In a large part of Northern Nigeria, the ruling elites refused to educate their wards who eventually turned Almajiri in thousands. They did not provide them decent working and living conditions to better their future. They refused to provide them opportunities to demonstrate their capacities. They refused to address gender discrimination, household poverty, child labour, child marriage, drug addiction, homelessness, hopelessness and prostitution which became virulent, grooming frustration and bottled anger. It was like a ticking time bomb waiting to explode. Unlike their counterparts in the South who, by and large, commit at least to universal basic education, as some form of individual tool to conquer extreme poverty, the Northern ruling elites, for half a century, only took care of their own children and left the children of the majority poor to fend for themselves. All these are open secrets!

For instance, Nigeria has the highest number of out-of-school children in the world. Out-of-School Children is defined by United Nations Educational Scientific and Cultural Organisation (UNESCO) as those within primary school age but either never enrolled or dropped out of primary school education. North-East is domicile to 60% of Nigeria’s 13.5 million out of school children. In 2019, the Minister of Information, Lai Mohammed, stated that females constituted 75% of the 13.5 million out-of-school children with more worrisome case in the Northern Nigeria. Statistics of leading states with highest out-of-school girls is terrifying with Sokoto, Katsina, Niger, Taraba and Kano having 270,586; 267,132; 257,165; 242,100 and 240,766 respectively. If Borno is the incubating centre, these other states constitute the networking and service centres of Boko Haram, banditry and other associated criminalities that have engulfed the entire country today.

Interestingly, Sanusi Lamido Sanusi, a former Governor of Central Bank of Nigeria, a member of Dabo Royal Family of Kano and the Emir of Kano (2014-2020) from Fulani Sullubawa clan has always criticised the level of poverty in the Northern Nigeria, sounding warnings that the Northern ruling elites would destroy themselves if they did not change their parasitic style. He affirmed that 87% of poverty in Nigeria was in the region as its ruling elites failed to tackle social problems of Almajiri brought about by millions of children out of school. He asserted that for so long, they have relied on quota system without developing a make-up which makes terrorism and other criminalities attractive. His warnings didn’t start only when he was Emir, he had begun the crusade even when he was CBN Governor. What did he get for these warnings? He was dethroned on 9/3/2020 and banished from the State by Abdullahi Ganduje, a “Progressive Governor” of Kano State.

Let us get it clear. With some very few exceptions, the entire Nigeria ruling elites are parasitic, greedy and have always substituted personal interest to national interest. Unlike their counterparts in the North however, the Southern ruling elites are not as reckless in refusing to provide basic education and infrastructure for their people. Right from the inception, Chief Obafemi Awolowo had instituted free education in the South-West while power elites in the East made similar arrangements and promoted entrepreneurship and development of trading skills.

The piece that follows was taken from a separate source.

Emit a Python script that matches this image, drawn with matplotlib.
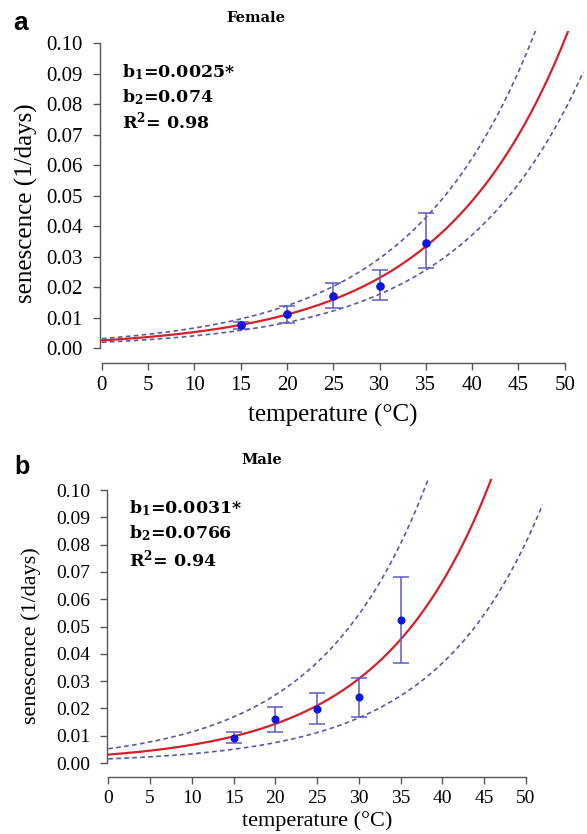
import numpy as np
import matplotlib
matplotlib.use("Agg")
import matplotlib.pyplot as plt

plt.rcParams["mathtext.fontset"] = "dejavuserif"

# ---------------- data ----------------
temps = [15, 20, 25, 30, 35]

female_mean = [0.0075, 0.0110, 0.0172, 0.0204, 0.0344]
female_low = [0.0061, 0.0083, 0.0130, 0.0156, 0.0262]
female_high = [0.0086, 0.0138, 0.0212, 0.0255, 0.0443]

male_mean = [0.0090, 0.0160, 0.0199, 0.0241, 0.0524]
male_low = [0.0072, 0.0112, 0.0142, 0.0170, 0.0367]
male_high = [0.0112, 0.0206, 0.0258, 0.0310, 0.0680]

# fitted model r(T) = b1 * exp(b2 * T) and its band curves (b1, b2)
female_fit = (0.0025, 0.074)
female_band_low = (0.0019, 0.0743)
female_band_high = (0.0031, 0.075)
male_fit = (0.0031, 0.0766)
male_band_low = (0.00154, 0.0792)
male_band_high = (0.00524, 0.078)

xticks = [0, 5, 10, 15, 20, 25, 30, 35, 40, 45, 50]
yticks = [0.00, 0.01, 0.02, 0.03, 0.04, 0.05, 0.06, 0.07, 0.08, 0.09, 0.10]
ytick_labels = ["0.00", "0.01", "0.02", "0.03", "0.04", "0.05",
                "0.06", "0.07", "0.08", "0.09", "0.10"]

female_text = [r"$\mathbf{b_1}$=0.0025*", r"$\mathbf{b_2}$=0.074",
               r"$\mathbf{R^2}$= 0.98"]
male_text = [r"$\mathbf{b_1}$=0.0031*", r"$\mathbf{b_2}$=0.0766",
             r"$\mathbf{R^2}$= 0.94"]

# ---------------- style ----------------
W, H = 587, 834
fig = plt.figure(figsize=(W / 100, H / 100), dpi=100)

RED = "#d61f26"
DASH = "#5a5aa2"
ERR = "#5c5cc0"
PT = "#0a14e0"
SPINE = "#555555"
SERIF = ["Liberation Serif", "DejaVu Serif"]
BSERIF = ["DejaVu Serif"]


def px_axes(left, top, right, bottom):
    return fig.add_axes([left / W, 1 - bottom / H, (right - left) / W, (bottom - top) / H])


def draw_panel(ax, xlim, ylim, mean, low, high, fit, blo, bhi,
               tick_fs, cap, ms):
    T = np.linspace(0, 52, 400)
    ax.plot(T, bhi[0] * np.exp(bhi[1] * T), color=DASH, lw=1.2,
            linestyle=(0, (2.8, 2.0)))
    ax.plot(T, blo[0] * np.exp(blo[1] * T), color=DASH, lw=1.2,
            linestyle=(0, (2.8, 2.0)))
    ax.plot(T, fit[0] * np.exp(fit[1] * T), color=RED, lw=1.6)
    m = np.array(mean)
    ax.errorbar(temps, m, yerr=[m - np.array(low), np.array(high) - m],
                fmt="none", ecolor=ERR, elinewidth=1.1, capsize=cap,
                capthick=1.1, zorder=4)
    ax.plot(temps, m, "o", color=PT, ms=ms, zorder=5)

    ax.set_xlim(*xlim)
    ax.set_ylim(*ylim)
    for s in ("top", "right"):
        ax.spines[s].set_visible(False)
    for s in ("left", "bottom"):
        ax.spines[s].set_color(SPINE)
        ax.spines[s].set_linewidth(1.0)
    ax.spines["bottom"].set_bounds(0, 50)
    ax.spines["left"].set_bounds(0, 0.10)
    ax.set_xticks(xticks)
    ax.set_yticks(yticks)
    ax.set_yticklabels(ytick_labels)
    ax.tick_params(axis="both", direction="out", length=5.2, width=1.0,
                   color=SPINE, labelsize=tick_fs)
    ax.tick_params(axis="x", pad=4.5)
    ax.tick_params(axis="y", pad=7)
    for lab in ax.get_xticklabels() + ax.get_yticklabels():
        lab.set_family(SERIF)
    ax.patch.set_alpha(0)


# ---- panel a (Female) ----
axa = px_axes(100, 30.8, 587, 363)
draw_panel(axa, (-0.2, 52.4), (-0.0049, 0.104), female_mean, female_low,
           female_high, female_fit, female_band_low, female_band_high,
           tick_fs=15, cap=5.8, ms=5.2)

# ---- panel b (Male) ----
axb = px_axes(107.3, 479.1, 546.7, 777)
draw_panel(axb, (-0.12, 52.5), (-0.0051, 0.104), male_mean, male_low,
           male_high, male_fit, male_band_low, male_band_high,
           tick_fs=14, cap=5.6, ms=4.8)

# axis labels
fig.text(333 / W, 1 - 415 / H, "temperature (\u00b0C)", family=SERIF,
         fontsize=18, ha="center", va="center")
fig.text(26 / W, 1 - 203 / H, "senescence (1/days)", family=SERIF,
         fontsize=18, ha="center", va="center", rotation=90)
fig.text(317 / W, 1 - 821 / H, "temperature (\u00b0C)", family=SERIF,
         fontsize=16, ha="center", va="center")
fig.text(31 / W, 1 - 636 / H, "senescence (1/days)", family=SERIF,
         fontsize=16, ha="center", va="center", rotation=90)

# panel letters and titles
fig.text(13 / W, 1 - 23 / H, "a", family=["Liberation Sans"], fontsize=19,
         fontweight="bold", ha="left", va="center")
fig.text(14 / W, 1 - 467 / H, "b", family=["Liberation Sans"], fontsize=18,
         fontweight="bold", ha="left", va="center")
fig.text(256 / W, 1 - 18 / H, "Female", family=BSERIF, fontsize=10.5,
         fontweight="bold", ha="center", va="center")
fig.text(262 / W, 1 - 460 / H, "Male", family=BSERIF, fontsize=10.5,
         fontweight="bold", ha="center", va="center")

# annotations
for t, y in zip(female_text, [72, 97, 121]):
    fig.text(122 / W, 1 - y / H, t, family=BSERIF, fontsize=12.5,
             fontweight="bold", ha="left", va="center")
for t, y in zip(male_text, [508, 533, 559]):
    fig.text(129 / W, 1 - y / H, t, family=BSERIF, fontsize=12.5,
             fontweight="bold", ha="left", va="center")

fig.savefig("out.png", dpi=100)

Apart from government’s role and responsibility to providing education, private citizens and elites in other areas of life, since the time of Tai Solarin, have always supported government efforts to providing access to education and basic skills development, especially to the children of the poor and there are numerous examples to justify this assertion till date.  To mention but a few in recent times, Orangun of Oke-Ila in the State of Osun, Oba Adedokun Abolarin via a school established by Orangun Abolarin Aroyinkeke Foundation (OAAF), gives free education, hostel and food to indigent children of natives and non-natives of Oke-Ila. The town is populated by about 10,000 people who are mostly agrarian. Rochas Okorocha Foundation, a non-governmental, non-profit and charitable organisation established in 1998 has provided free and qualitative education to over 20,000 students since inception till date, reaching out and touching lives of under-privileged. These are just two of hundreds of thousands scholarship awards for best students and sons and daughters of the indigents apart from state governments’ efforts in providing affordable education for the children.

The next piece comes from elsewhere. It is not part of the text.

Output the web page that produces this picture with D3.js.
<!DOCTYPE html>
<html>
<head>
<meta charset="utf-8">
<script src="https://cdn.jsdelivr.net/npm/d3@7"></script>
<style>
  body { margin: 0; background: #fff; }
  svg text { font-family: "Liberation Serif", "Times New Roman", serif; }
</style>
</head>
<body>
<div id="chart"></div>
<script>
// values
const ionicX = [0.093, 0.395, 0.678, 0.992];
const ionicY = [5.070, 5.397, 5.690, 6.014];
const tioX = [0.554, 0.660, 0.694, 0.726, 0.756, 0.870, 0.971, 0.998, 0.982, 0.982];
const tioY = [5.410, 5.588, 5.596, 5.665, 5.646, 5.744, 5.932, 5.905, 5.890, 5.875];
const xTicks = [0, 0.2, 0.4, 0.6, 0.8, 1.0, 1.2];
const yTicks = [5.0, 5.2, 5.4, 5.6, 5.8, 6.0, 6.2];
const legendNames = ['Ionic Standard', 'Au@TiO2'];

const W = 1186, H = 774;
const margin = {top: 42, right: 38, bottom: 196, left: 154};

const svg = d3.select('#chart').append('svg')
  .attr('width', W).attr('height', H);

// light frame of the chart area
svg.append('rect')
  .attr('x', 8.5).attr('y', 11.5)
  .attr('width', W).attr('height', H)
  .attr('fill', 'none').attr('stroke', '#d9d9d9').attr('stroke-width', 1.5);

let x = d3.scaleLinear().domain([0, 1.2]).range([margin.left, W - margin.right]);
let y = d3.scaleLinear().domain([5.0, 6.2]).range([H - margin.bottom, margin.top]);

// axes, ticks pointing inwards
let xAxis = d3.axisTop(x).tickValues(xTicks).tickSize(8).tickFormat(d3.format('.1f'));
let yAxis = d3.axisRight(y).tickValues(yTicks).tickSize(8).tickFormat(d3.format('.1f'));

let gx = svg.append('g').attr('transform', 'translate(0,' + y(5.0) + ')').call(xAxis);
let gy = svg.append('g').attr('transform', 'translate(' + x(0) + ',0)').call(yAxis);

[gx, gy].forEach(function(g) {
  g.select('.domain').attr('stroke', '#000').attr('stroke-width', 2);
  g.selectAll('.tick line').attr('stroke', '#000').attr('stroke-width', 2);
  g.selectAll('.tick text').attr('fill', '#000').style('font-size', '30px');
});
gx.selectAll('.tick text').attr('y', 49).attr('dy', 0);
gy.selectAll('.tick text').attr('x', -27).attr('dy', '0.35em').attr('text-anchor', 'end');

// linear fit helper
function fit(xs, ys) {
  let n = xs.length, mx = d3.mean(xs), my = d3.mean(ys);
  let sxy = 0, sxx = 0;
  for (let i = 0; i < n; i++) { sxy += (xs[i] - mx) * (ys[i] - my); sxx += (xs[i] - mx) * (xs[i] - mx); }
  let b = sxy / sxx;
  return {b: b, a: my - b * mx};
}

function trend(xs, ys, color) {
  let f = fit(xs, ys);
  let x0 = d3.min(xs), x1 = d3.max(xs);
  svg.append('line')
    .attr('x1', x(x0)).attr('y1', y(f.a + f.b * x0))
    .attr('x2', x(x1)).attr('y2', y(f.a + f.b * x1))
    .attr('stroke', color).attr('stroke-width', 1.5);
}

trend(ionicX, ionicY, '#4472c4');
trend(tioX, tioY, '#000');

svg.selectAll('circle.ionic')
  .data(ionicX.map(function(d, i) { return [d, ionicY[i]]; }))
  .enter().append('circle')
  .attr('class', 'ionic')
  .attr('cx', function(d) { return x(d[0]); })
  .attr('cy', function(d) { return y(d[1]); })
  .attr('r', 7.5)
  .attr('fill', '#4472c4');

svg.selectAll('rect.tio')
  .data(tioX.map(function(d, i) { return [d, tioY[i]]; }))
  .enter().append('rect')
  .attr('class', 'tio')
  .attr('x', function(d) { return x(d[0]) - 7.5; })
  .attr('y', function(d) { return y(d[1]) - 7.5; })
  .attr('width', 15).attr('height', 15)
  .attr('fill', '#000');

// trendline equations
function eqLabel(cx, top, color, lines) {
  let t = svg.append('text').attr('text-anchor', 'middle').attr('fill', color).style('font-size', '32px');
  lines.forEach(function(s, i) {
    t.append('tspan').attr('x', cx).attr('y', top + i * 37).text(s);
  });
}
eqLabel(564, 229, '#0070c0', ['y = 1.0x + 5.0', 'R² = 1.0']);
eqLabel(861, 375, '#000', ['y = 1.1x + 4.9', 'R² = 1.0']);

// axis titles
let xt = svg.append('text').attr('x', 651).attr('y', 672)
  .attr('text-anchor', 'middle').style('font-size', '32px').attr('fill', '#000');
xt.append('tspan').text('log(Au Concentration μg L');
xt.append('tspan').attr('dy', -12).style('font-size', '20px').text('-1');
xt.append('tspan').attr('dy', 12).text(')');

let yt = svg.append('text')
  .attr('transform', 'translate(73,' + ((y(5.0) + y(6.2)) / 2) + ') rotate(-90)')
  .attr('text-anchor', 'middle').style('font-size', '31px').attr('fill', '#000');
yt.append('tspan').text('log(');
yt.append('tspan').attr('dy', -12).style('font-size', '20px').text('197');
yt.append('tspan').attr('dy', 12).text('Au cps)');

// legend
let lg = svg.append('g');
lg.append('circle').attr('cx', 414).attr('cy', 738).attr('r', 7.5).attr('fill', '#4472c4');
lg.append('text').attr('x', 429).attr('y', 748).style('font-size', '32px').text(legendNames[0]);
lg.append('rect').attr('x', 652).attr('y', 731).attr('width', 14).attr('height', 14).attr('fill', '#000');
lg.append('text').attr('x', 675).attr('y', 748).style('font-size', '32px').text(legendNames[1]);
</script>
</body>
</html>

Although, their best is not enough, the Southern elites see education as passport to bright future. For the very few children who do not go to school for other reasons, they engage them in skill training and acquisition in diverse areas of human endeavour like mechanical engineering, bricklaying, tiling, auto-electrical, painting, plumbing, trading, etc which make them useful to themselves and the society after graduation and becoming professional artisans.

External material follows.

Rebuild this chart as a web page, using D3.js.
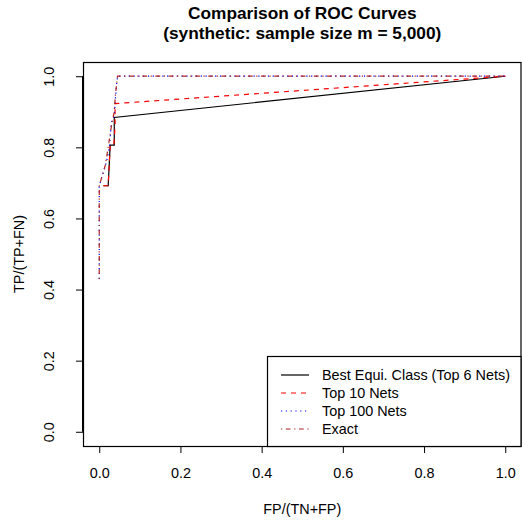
<!DOCTYPE html>
<html><head><meta charset="utf-8">
<script src="https://cdn.jsdelivr.net/npm/d3@7"></script>
<style>body{margin:0;background:#fff}svg{display:block}text{font-family:"Liberation Sans",Arial,sans-serif;fill:#000}</style>
</head><body><div id="chart"></div>
<script>
const titleLines = ["Comparison of ROC Curves", "(synthetic: sample size m = 5,000)"];
const xLabel = "FP/(TN+FP)";
const yLabel = "TP/(TP+FN)";
const xTicks = [0, 0.2, 0.4, 0.6, 0.8, 1.0];
const yTicks = [0, 0.2, 0.4, 0.6, 0.8, 1.0];
const tickLabels = ["0.0", "0.2", "0.4", "0.6", "0.8", "1.0"];
const seriesNames = ["Best Equi. Class (Top 6 Nets)", "Top 10 Nets", "Top 100 Nets", "Exact"];
const fpBest = [0.010, 0.022, 0.027, 0.037, 0.037, 1.0];
const tpBest = [0.692, 0.692, 0.806, 0.806, 0.884, 1.0];
const fpTop10 = [0.010, 0.022, 0.027, 0.036, 0.039, 0.039, 1.0];
const tpTop10 = [0.692, 0.692, 0.806, 0.806, 0.860, 0.923, 1.0];
const fpTop100 = [0.000, 0.000, 0.018, 0.025, 0.030, 0.037, 0.042, 0.045, 1.0];
const tpTop100 = [0.430, 0.692, 0.760, 0.800, 0.870, 0.890, 0.970, 1.000, 1.0];
const fpExact = [0.000, 0.000, 0.015, 0.022, 0.030, 0.037, 0.040, 0.045, 1.0];
const tpExact = [0.430, 0.692, 0.750, 0.800, 0.860, 0.900, 0.950, 1.000, 1.0];

const W = 522, H = 525;
const box = {left: 83, right: 521.5, top: 62, bottom: 446};
const svg = d3.select("#chart").append("svg").attr("width", W).attr("height", H);
const x = d3.scaleLinear().domain([-0.04, 1.04]).range([box.left, box.right]);
const y = d3.scaleLinear().domain([-0.04, 1.04]).range([box.bottom, box.top]);
const fs = 14.4;

// title
titleLines.forEach((t, i) => {
  svg.append("text").attr("x", (box.left + box.right) / 2).attr("y", 19 + i * 20)
    .attr("text-anchor", "middle").attr("font-weight", "bold").attr("font-size", 17.3).text(t);
});

// axes
const xAxis = d3.axisBottom(x).tickValues(xTicks).tickSize(7).tickPadding(0).tickFormat((d, i) => tickLabels[i]);
const gx = svg.append("g").attr("transform", `translate(0,${box.bottom})`).call(xAxis);
gx.select(".domain").attr("d", `M${x(0)},0.5H${x(1)}`);
gx.selectAll("text").attr("font-size", fs).attr("dy", null).attr("y", 32).attr("font-family", "Liberation Sans, Arial, sans-serif");

const yAxis = d3.axisLeft(y).tickValues(yTicks).tickSize(7).tickFormat((d, i) => tickLabels[i]);
const gy = svg.append("g").attr("transform", `translate(${box.left},0)`).call(yAxis);
gy.select(".domain").attr("d", `M-0.5,${y(0)}V${y(1)}`);
gy.selectAll("text").attr("font-size", fs).attr("font-family", "Liberation Sans, Arial, sans-serif")
  .attr("x", null).attr("dy", null).attr("text-anchor", "middle")
  .attr("transform", "translate(-29,0) rotate(-90)");
svg.selectAll(".tick line").attr("stroke", "#000");

// axis titles
svg.append("text").attr("x", (box.left + box.right) / 2).attr("y", 514).attr("text-anchor", "middle").attr("font-size", fs).text(xLabel);
svg.append("text").attr("transform", `translate(24,${(box.top + box.bottom) / 2}) rotate(-90)`).attr("text-anchor", "middle").attr("font-size", fs).text(yLabel);

// box
svg.append("rect").attr("x", box.left + 0.5).attr("y", box.top + 0.5).attr("width", box.right - box.left - 1).attr("height", box.bottom - box.top)
  .attr("fill", "none").attr("stroke", "#000").attr("stroke-width", 1.2);

// series
const styles = [
  {color: "#000000", dash: null},
  {color: "#ff0000", dash: "5,5"},
  {color: "#0000ff", dash: "1.2,3.6"},
  {color: "#b22222", dash: "1.2,3.6,4.8,3.6"}
];
const series = [[fpBest, tpBest], [fpTop10, tpTop10], [fpTop100, tpTop100], [fpExact, tpExact]];
const line = d3.line().x(d => x(d[0])).y(d => y(d[1]));
series.forEach((s, i) => {
  const pts = s[0].map((f, k) => [f, s[1][k]]);
  svg.append("path").attr("d", line(pts)).attr("fill", "none")
    .attr("stroke", styles[i].color).attr("stroke-width", 1.2)
    .attr("stroke-dasharray", styles[i].dash);
});

// legend
const lg = {left: 267, top: 356, bottom: box.bottom};
svg.append("rect").attr("x", lg.left + 0.5).attr("y", lg.top + 0.5).attr("width", box.right - lg.left - 1).attr("height", lg.bottom - lg.top)
  .attr("fill", "#fff").attr("stroke", "#000").attr("stroke-width", 1.2);
seriesNames.forEach((n, i) => {
  const cy = 375 + i * 18;
  svg.append("line").attr("x1", 281).attr("x2", 309).attr("y1", cy).attr("y2", cy)
    .attr("stroke", styles[i].color).attr("stroke-width", 1.2).attr("stroke-dasharray", styles[i].dash);
  svg.append("text").attr("x", 322).attr("y", cy + 5).attr("font-size", fs).text(n);
});
</script></body></html>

The most worrisome aspect now is that there are emerging facts that powerful people, politicians and businessmen in the North are conspiring and supporting bandits especially in abduction of school children en masse for ransom. This criminality which has become a big business has spread to every nook and cranny of Nigeria. It has overwhelmed security apparatuses and rendered government incapacitated in its main responsibility to the people – protection of lives and property. This state of insecurity is a harvest of decades of irresponsible leadership by power elites in Nigeria, of which their Northern colleagues are particularly culpable.

Of Nigeria’s over 62 years of Independent government, military or civil rule, Northern power elites have run government for more than 42 years and still counting! The lust for power without corresponding sense of responsibility is not only inordinate but painfully disturbing. There is an urgent need to commit to the common people of the North, sincerely and sustainably, and their elites must lead from the front. Unless the root cause is gradually addressed as a part of the holistic solution, merely throwing military-might at the problem will yield only little, deceptive reprieve and time is not on our side.